In the FX comedy series “Reservation Dogs,” four high school friends dream of getting out of small-town Oklahoma and moving to California. But their attempts to make money for their great escape land them in and out of trouble.
Plus, the friends have plenty to deal with at home on the reservation — including a rival gang encroaching on their turf.
“Reservation Dogs” features an almost entirely Indigenous cast and writing team. That makes it the first of its kind, and co-creator Sterlin Harjo hopes it won’t be the last.
Harjo came up with the idea for “Reservation Dogs” with his long-time friend Taika Waititi. When Waititi went off to make the next “Thor” movie, Harjo became the showrunner of the series — with many questions about how to do that job.

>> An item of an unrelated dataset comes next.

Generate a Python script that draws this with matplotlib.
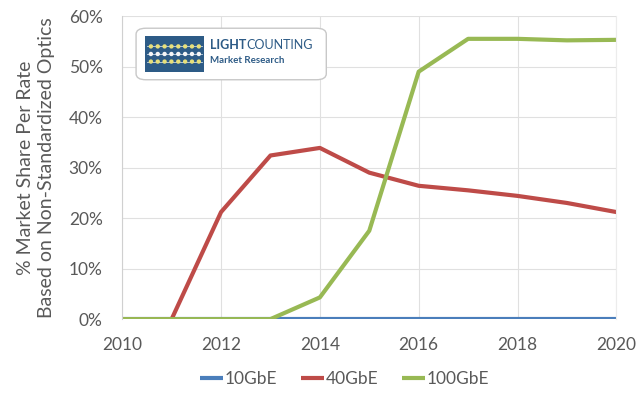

But before overseeing a TV series, Harjo had considered leaving the business altogether. He’d made three micro-budget films in Oklahoma, but Hollywood never seemed interested in his projects. Every time he’d come to LA, he’d hear: “Native films don’t make money.”
Harjo says he considered starting a nonprofit instead. “When you’re out of [the business], and people aren’t coming to you for work or for your ideas, it can feel pretty lonely,” he says. “And especially, I was in Oklahoma, I wasn’t in LA, so I was even one more step removed from the industry, I didn’t know how to make that happen.”
“Reservation Dogs” turned out to be a breakthrough, and Harjo and his writers put their own twist on the tropes that tend to show up in movies about Native people that are generally made by non-Natives. Plus, he says, finding an all-Native cast was easy. He just needed to look outside of LA.
“There’s not a lot of Native actors in Hollywood beating down the door to play the next cliche, or getting shot in front of a teepee,” he says.
“Reservation Dogs” is now streaming on Hulu, and the show has been renewed for a second season.